Donnelly and the other prisoners’ refusal to cooperate with strip-searches took a toll on their families. “When my family was coming up to see me they would single me out for a strip search knowing I would refuse,” he recalls. “I would be charged, and that gave them the excuse to deny the visit.

“My family, including my two-year-old son, would come in and would be allowed to get right into the seating area. They would sit down to wait for me but the screws wouldn’t even tell them. Other prisoners would have to go over and say, ‘Look, he’s been singled out for a strip search, he’s not coming.’ That’s hard on a two-year-old boy.”

Mutiny

By the time of his release, Donnelly had amassed 50 charges for non-cooperation, including a count of mutiny over his involvement in the taking over of the canteen. He claims that since his release, he has been the victim of harassment by the PSNI. “I was charged three weeks ago with possession of an article likely to be useful to terrorists,” he reveals. “A phone.”

The former prisoner believes that his family too has been targeted by police, who he says has been using stop and search legislation as a means of harassment. “I’ve been stopped and searched twice this week,” he says.

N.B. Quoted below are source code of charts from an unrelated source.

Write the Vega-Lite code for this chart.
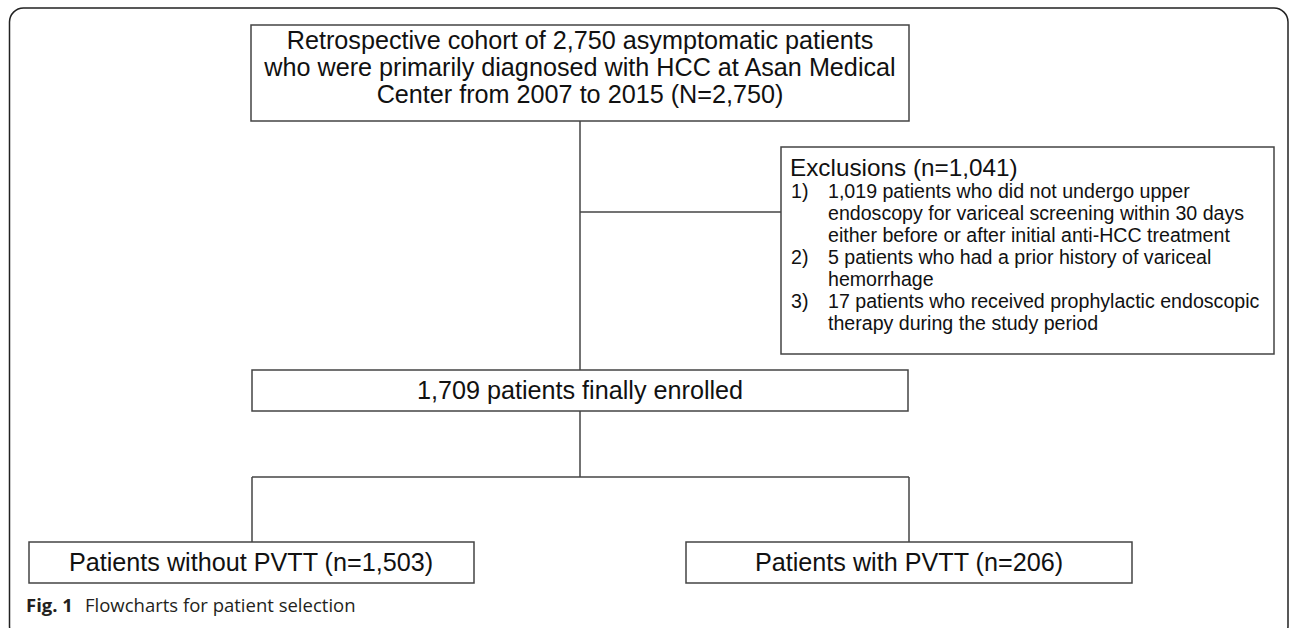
{
  "$schema": "https://vega.github.io/schema/vega-lite/v6.json",
  "autosize": {"type": "fit", "contains": "padding"},
  "width": 1290,
  "height": 628,
  "padding": 0,
  "background": "white",
  "config": {"view": {"stroke": null}},
  "datasets": {
    "frame": [{"x1": 9.5, "x2": 1288, "y1": 8, "y2": 640}],
    "boxes": [
      {"box": "cohort", "x1": 251, "x2": 909, "y1": 25, "y2": 121},
      {"box": "exclusions", "x1": 781, "x2": 1274, "y1": 147, "y2": 354},
      {"box": "enrolled", "x1": 252, "x2": 908, "y1": 370, "y2": 411},
      {"box": "without", "x1": 29, "x2": 474, "y1": 542, "y2": 583},
      {"box": "with", "x1": 686, "x2": 1132, "y1": 542, "y2": 583}
    ],
    "links": [
      {"x1": 580, "y1": 121, "x2": 580, "y2": 370},
      {"x1": 580, "y1": 212, "x2": 781, "y2": 212},
      {"x1": 580, "y1": 411, "x2": 580, "y2": 477},
      {"x1": 252, "y1": 477, "x2": 909, "y2": 477},
      {"x1": 252, "y1": 477, "x2": 252, "y2": 542},
      {"x1": 909, "y1": 477, "x2": 909, "y2": 542}
    ],
    "centerText": [
      {"label": "Retrospective cohort of 2,750 asymptomatic patients", "x": 580, "y": 49},
      {"label": "who were primarily diagnosed with HCC at Asan Medical", "x": 580, "y": 76},
      {"label": "Center from 2007 to 2015 (N=2,750)", "x": 580, "y": 103},
      {"label": "1,709 patients finally enrolled", "x": 580, "y": 399},
      {"label": "Patients without PVTT  (n=1,503)", "x": 251, "y": 571},
      {"label": "Patients with PVTT (n=206)", "x": 909, "y": 571}
    ],
    "exclTitle": [{"label": "Exclusions (n=1,041)", "x": 790, "y": 176}],
    "itemNums": [
      {"label": "1)", "x": 791, "y": 198},
      {"label": "2)", "x": 791, "y": 264},
      {"label": "3)", "x": 791, "y": 308}
    ],
    "itemText": [
      {"label": "1,019 patients who did not undergo upper", "x": 828, "y": 198},
      {"label": "endoscopy for variceal screening within 30 days", "x": 828, "y": 220},
      {"label": "either before or after initial anti-HCC treatment", "x": 828, "y": 242},
      {"label": "5 patients who had a prior history of variceal", "x": 828, "y": 264},
      {"label": "hemorrhage", "x": 828, "y": 286},
      {"label": "17 patients who received prophylactic endoscopic", "x": 828, "y": 308},
      {"label": "therapy during the study period", "x": 828, "y": 330}
    ],
    "captionBold": [{"label": "Fig. 1", "x": 26, "y": 612}],
    "caption": [{"label": "Flowcharts for patient selection", "x": 85, "y": 612}]
  },
  "layer": [
    {
      "data": {"name": "frame"},
      "mark": {"type": "rect", "fill": "white", "fillOpacity": 0, "stroke": "#222222", "strokeWidth": 1.5, "cornerRadius": 14, "clip": true},
      "encoding": {
        "x": {"field": "x1", "type": "quantitative", "scale": {"domain": [0, 1290], "nice": false, "zero": false}, "axis": null},
        "x2": {"field": "x2"},
        "y": {"field": "y1", "type": "quantitative", "scale": {"domain": [0, 628], "reverse": true, "nice": false, "zero": false}, "axis": null},
        "y2": {"field": "y2"}
      }
    },
    {
      "data": {"name": "links"},
      "mark": {"type": "rule", "stroke": "#444444", "strokeWidth": 1.5},
      "encoding": {
        "x": {"field": "x1", "type": "quantitative"},
        "x2": {"field": "x2"},
        "y": {"field": "y1", "type": "quantitative"},
        "y2": {"field": "y2"}
      }
    },
    {
      "data": {"name": "boxes"},
      "mark": {"type": "rect", "fill": "white", "stroke": "#444444", "strokeWidth": 1.5},
      "encoding": {
        "x": {"field": "x1", "type": "quantitative"},
        "x2": {"field": "x2"},
        "y": {"field": "y1", "type": "quantitative"},
        "y2": {"field": "y2"}
      }
    },
    {
      "data": {"name": "centerText"},
      "mark": {"type": "text", "align": "center", "baseline": "alphabetic", "font": "Liberation Sans", "fontSize": 25.2, "color": "#111111"},
      "encoding": {
        "x": {"field": "x", "type": "quantitative"},
        "y": {"field": "y", "type": "quantitative"},
        "text": {"field": "label"}
      }
    },
    {
      "data": {"name": "exclTitle"},
      "mark": {"type": "text", "align": "left", "baseline": "alphabetic", "font": "Liberation Sans", "fontSize": 24.3, "color": "#111111"},
      "encoding": {
        "x": {"field": "x", "type": "quantitative"},
        "y": {"field": "y", "type": "quantitative"},
        "text": {"field": "label"}
      }
    },
    {
      "data": {"name": "itemNums"},
      "mark": {"type": "text", "align": "left", "baseline": "alphabetic", "font": "Liberation Sans", "fontSize": 19.6, "color": "#111111"},
      "encoding": {
        "x": {"field": "x", "type": "quantitative"},
        "y": {"field": "y", "type": "quantitative"},
        "text": {"field": "label"}
      }
    },
    {
      "data": {"name": "itemText"},
      "mark": {"type": "text", "align": "left", "baseline": "alphabetic", "font": "Liberation Sans", "fontSize": 19.6, "color": "#111111"},
      "encoding": {
        "x": {"field": "x", "type": "quantitative"},
        "y": {"field": "y", "type": "quantitative"},
        "text": {"field": "label"}
      }
    },
    {
      "data": {"name": "captionBold"},
      "mark": {"type": "text", "align": "left", "baseline": "alphabetic", "font": "Open Sans", "fontSize": 18.5, "fontWeight": "bold", "color": "#231f20"},
      "encoding": {
        "x": {"field": "x", "type": "quantitative"},
        "y": {"field": "y", "type": "quantitative"},
        "text": {"field": "label"}
      }
    },
    {
      "data": {"name": "caption"},
      "mark": {"type": "text", "align": "left", "baseline": "alphabetic", "font": "Open Sans", "fontSize": 18.5, "color": "#231f20"},
      "encoding": {
        "x": {"field": "x", "type": "quantitative"},
        "y": {"field": "y", "type": "quantitative"},
        "text": {"field": "label"}
      }
    }
  ]
}
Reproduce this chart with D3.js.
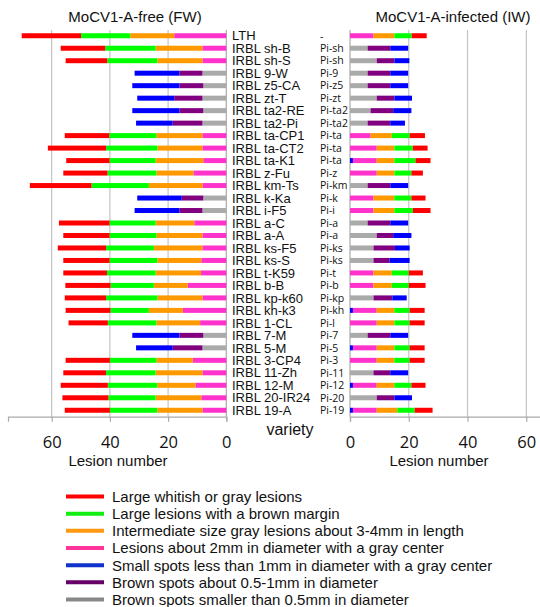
<!DOCTYPE html>
<html><head><meta charset="utf-8">
<script src="https://cdn.jsdelivr.net/npm/d3@7"></script>
<style>body{margin:0;background:#fff}svg{display:block}</style>
</head><body>
<svg id="c" width="540" height="607"></svg>
<script>
const varieties = ["LTH","IRBL sh-B","IRBL sh-S","IRBL 9-W","IRBL z5-CA","IRBL zt-T","IRBL ta2-RE","IRBL ta2-Pi","IRBL ta-CP1","IRBL ta-CT2","IRBL ta-K1","IRBL z-Fu","IRBL km-Ts","IRBL k-Ka","IRBL i-F5","IRBL a-C","IRBL a-A","IRBL ks-F5","IRBL ks-S","IRBL t-K59","IRBL b-B","IRBL kp-k60","IRBL kh-k3","IRBL 1-CL","IRBL 7-M","IRBL 5-M","IRBL 3-CP4","IRBL 11-Zh","IRBL 12-M","IRBL 20-IR24","IRBL 19-A"];
const genes = ["-","Pi-sh","Pi-sh","Pi-9","Pi-z5","Pi-zt","Pi-ta2","Pi-ta2","Pi-ta","Pi-ta","Pi-ta","Pi-z","Pi-km","Pi-k","Pi-i","Pi-a","Pi-a","Pi-ks","Pi-ks","Pi-t","Pi-b","Pi-kp","Pi-kh","Pi-l","Pi-7","Pi-5","Pi-3","Pi-11","Pi-12","Pi-20","Pi-19"];

// Stack order from 0 outward: gray, purple, blue, pink, orange, green, red
const seriesKeys = ["gray","purple","blue","pink","orange","green","red"];
const seriesLabels = {
  red:"Large whitish or gray lesions",
  green:"Large lesions with a brown margin",
  orange:"Intermediate size gray lesions about 3-4mm in length",
  pink:"Lesions about 2mm in diameter with a gray center",
  blue:"Small spots less than 1mm in diameter with a gray center",
  purple:"Brown spots about 0.5-1mm in diameter",
  gray:"Brown spots smaller than 0.5mm in diameter"
};
const legendOrder = ["red","green","orange","pink","blue","purple","gray"];

// MoCV1-A-free (FW)
const fwGray   = [0,0,0,8.2,7.9,8.2,7.9,8.2,0,0,0,0,0,7.9,8.2,0,0,0,0,0,0,0,0,0,7.9,8.2,0,0,0,0,0];
const fwPurple = [0,0,0,7.9,8.2,9.7,8.2,10.2,0,0,0,0,0,7.4,7.9,0,0,0,0,0,0,0,0,0,8.2,10.2,0,0,0,0,0];
const fwBlue   = [0,0,0,15.4,16.2,12.7,16.2,12.6,0,0,0,0,0,15.3,15.4,0,0,0,0,0,0,0,0,0,16.2,12.6,0,0,0,0,0];
const fwPink   = [17.9,8.2,8.2,0,0,0,0,0,8.2,8.2,7.9,11.3,8.2,0,0,11.0,8.2,8.2,8.6,8.7,13.3,8.2,14.9,9.0,0,0,11.5,8.2,10.6,8.6,8.2];
const fwOrange = [15.1,16.1,15.5,0,0,0,0,0,15.8,15.5,16.4,12.7,18.4,0,0,13.3,15.8,16.7,15.1,15.6,11.6,15.5,11.7,15.0,0,0,12.5,16.1,13.1,15.7,15.5];
const fwGreen  = [16.9,17.3,17.2,0,0,0,0,0,16.2,17.6,15.8,16.8,19.7,0,0,15.8,16.1,16.4,16.4,16.7,14.9,17.6,13.2,16.7,0,0,16.0,17.0,17.0,16.2,16.3];
const fwRed    = [20.4,15.3,14.3,0,0,0,0,0,15.3,20.0,14.9,15.2,21.2,0,0,17.4,15.9,16.6,15.9,15.0,15.5,14.2,15.4,13.5,0,0,15.2,14.7,16.2,15.8,15.5];

// MoCV1-A-infected (IW)
const iwGray   = [0,6.0,9.1,6.0,6.0,9.1,7.0,6.0,0,0,0,0,6.0,0,0,6.0,9.1,8.0,8.0,0,0,8.0,0,0,6.0,0,0,8.0,0,9.1,0];
const iwPurple = [0,7.7,6.0,7.7,7.7,6.0,7.7,7.7,0,0,0,0,7.7,0,0,7.7,5.6,7.3,5.4,0,0,6.4,0,0,7.7,0,0,5.7,0,6.0,0];
const iwBlue   = [0,6.1,5.1,6.1,6.1,6.0,6.2,5.0,0,0,1.0,0,6.1,0,0,6.1,6.2,5.0,6.9,0,0,4.9,1.0,0,6.1,1.0,0,6.1,1.0,6.0,1.0];
const iwPink   = [8.0,0,0,0,0,0,0,0,7.0,9.1,8.1,9.1,0,8.0,8.0,0,0,0,0,8.0,8.0,0,8.1,9.1,0,8.1,9.1,0,8.1,0,8.1];
const iwOrange = [7.1,0,0,0,0,0,0,0,7.2,6.0,6.0,6.0,0,7.1,7.1,0,0,0,0,6.2,6.2,0,6.0,6.0,0,6.0,6.0,0,6.0,0,7.0];
const iwGreen  = [5.9,0,0,0,0,0,0,0,6.1,6.3,7.2,5.8,0,5.8,6.3,0,0,0,0,5.8,5.8,0,5.2,5.2,0,5.2,5.2,0,5.8,0,5.9];
const iwRed    = [5.1,0,0,0,0,0,0,0,5.2,5.0,5.1,3.9,0,4.8,6.0,0,0,0,0,4.8,5.7,0,5.1,5.1,0,5.1,5.1,0,4.8,0,6.1];

const xTicks = [0,20,40,60];

const barColor = {red:"#ff0000",green:"#00ff00",orange:"#ff9900",pink:"#ff33cc",blue:"#0000ff",purple:"#800080",gray:"#aaaaaa"};
const legendColor = {red:"#ff0000",green:"#11ee11",orange:"#ff9911",pink:"#ff3399",blue:"#1133cc",purple:"#660066",gray:"#888888"};

const fwSeries = {gray:fwGray,purple:fwPurple,blue:fwBlue,pink:fwPink,orange:fwOrange,green:fwGreen,red:fwRed};
const iwSeries = {gray:iwGray,purple:iwPurple,blue:iwBlue,pink:iwPink,orange:iwOrange,green:iwGreen,red:iwRed};

function toRows(series){
  return varieties.map((v,i)=>{const o={variety:v}; seriesKeys.forEach(k=>o[k]=series[k][i]); return o;});
}

const svg = d3.select("#c");
const axisY = 416.7;
const plotTop = 30;
const y = d3.scaleBand().domain(varieties).range([29.5,416.5]).paddingInner(0.6).paddingOuter(0.3);

const xL = d3.scaleLinear().domain([0,75]).range([226.3,8]);
const xR = d3.scaleLinear().domain([0,65]).range([350,541]);

const stack = d3.stack().keys(seriesKeys);

function panel(xs, series, dir){
  const g = svg.append("g");
  // gridlines
  g.selectAll("line.grid").data(xTicks).join("line")
    .attr("x1",d=>xs(d)).attr("x2",d=>xs(d))
    .attr("y1",plotTop).attr("y2",axisY)
    .attr("stroke",d=>d===0?"#aaaaaa":"#c4c4c4").attr("stroke-width",1.2);
  const st = stack(toRows(series));
  g.selectAll("g.s").data(st).join("g")
    .attr("fill",d=>barColor[d.key])
    .selectAll("rect").data(d=>d).join("rect")
    .attr("x",d=>Math.min(xs(d[0]),xs(d[1])))
    .attr("width",d=>Math.abs(xs(d[1])-xs(d[0])))
    .attr("y",d=>y(d.data.variety))
    .attr("height",y.bandwidth());
  // axis
  const ax = g.append("g").attr("transform",`translate(0,${axisY})`)
    .call(d3.axisBottom(xs).tickValues(xTicks).tickSize(5).tickFormat(d3.format("d")));
  ax.select(".domain").attr("stroke","#aaaaaa").attr("stroke-width",1.2);
  ax.selectAll(".tick line").attr("stroke","#aaaaaa").attr("stroke-width",1.2);
  ax.selectAll(".tick text").attr("y",null).attr("dy",null)
    .attr("transform","translate(0,31)")
    .attr("font-family","'Open Sans', sans-serif").attr("font-size",16.5).attr("fill","#111");
  return g;
}

panel(xL, fwSeries, -1);
panel(xR, iwSeries, 1);

// variety labels
svg.append("g").selectAll("text").data(varieties).join("text")
  .attr("x",232).attr("y",d=>y(d)+y.bandwidth()/2)
  .attr("dy","0.36em")
  .attr("font-family","'Liberation Sans', Arial, sans-serif").attr("font-size",13).attr("fill","#111")
  .text(d=>d);
// gene labels
svg.append("g").selectAll("text").data(genes).join("text")
  .attr("x",320).attr("y",(d,i)=>y(varieties[i])+y.bandwidth()/2)
  .attr("dy","0.36em")
  .attr("font-family","'Open Sans', sans-serif").attr("font-size",10.5).attr("fill","#111")
  .text(d=>d);

// titles
svg.append("text").attr("x",135).attr("y",22).attr("text-anchor","middle")
  .attr("font-family","'Liberation Sans', Arial, sans-serif").attr("font-size",15).attr("fill","#111")
  .text("MoCV1-A-free (FW)");
svg.append("text").attr("x",453).attr("y",22).attr("text-anchor","middle")
  .attr("font-family","'Liberation Sans', Arial, sans-serif").attr("font-size",15).attr("fill","#111")
  .text("MoCV1-A-infected (IW)");
svg.append("text").attr("x",290).attr("y",435).attr("text-anchor","middle")
  .attr("font-family","'Liberation Sans', Arial, sans-serif").attr("font-size",16).attr("fill","#111")
  .text("variety");
svg.append("text").attr("x",118).attr("y",466).attr("text-anchor","middle")
  .attr("font-family","'Liberation Sans', Arial, sans-serif").attr("font-size",15).attr("fill","#111")
  .text("Lesion number");
svg.append("text").attr("x",439).attr("y",466).attr("text-anchor","middle")
  .attr("font-family","'Liberation Sans', Arial, sans-serif").attr("font-size",15).attr("fill","#111")
  .text("Lesion number");

// legend
const lg = svg.append("g");
const ly = d3.scalePoint().domain(legendOrder).range([496.5,599.5]);
lg.selectAll("line").data(legendOrder).join("line")
  .attr("x1",66).attr("x2",104).attr("y1",d=>ly(d)).attr("y2",d=>ly(d))
  .attr("stroke",d=>legendColor[d]).attr("stroke-width",4);
lg.selectAll("text").data(legendOrder).join("text")
  .attr("x",112).attr("y",d=>ly(d)).attr("dy","0.36em")
  .attr("font-family","'Liberation Sans', Arial, sans-serif").attr("font-size",15).attr("fill","#111")
  .text(d=>seriesLabels[d]);
</script>
</body></html>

“My children have been stopped with me on numerous occasions. My two-year-old son has been stopped with me three or four times. I made complaints to the Children’s Commissioner about it but then my home was raided about two months ago and they seized correspondence from the Commissioner to my solicitor under the terms of the Terrorism Act.”

JOE contacted the Prison Service of Northern Ireland for comment on the protest but none was received at the time of publication. Although we have been unable to verify whether stop and search legislation is being used as a means of harassment, PSNI figures suggest that some 17,000 stop and searches were carried out, under the terms of Terrorism Act, in the first half of this year. Security forces, meanwhile, estimate that dissident republican paramilitaries number in the region of 200 individuals.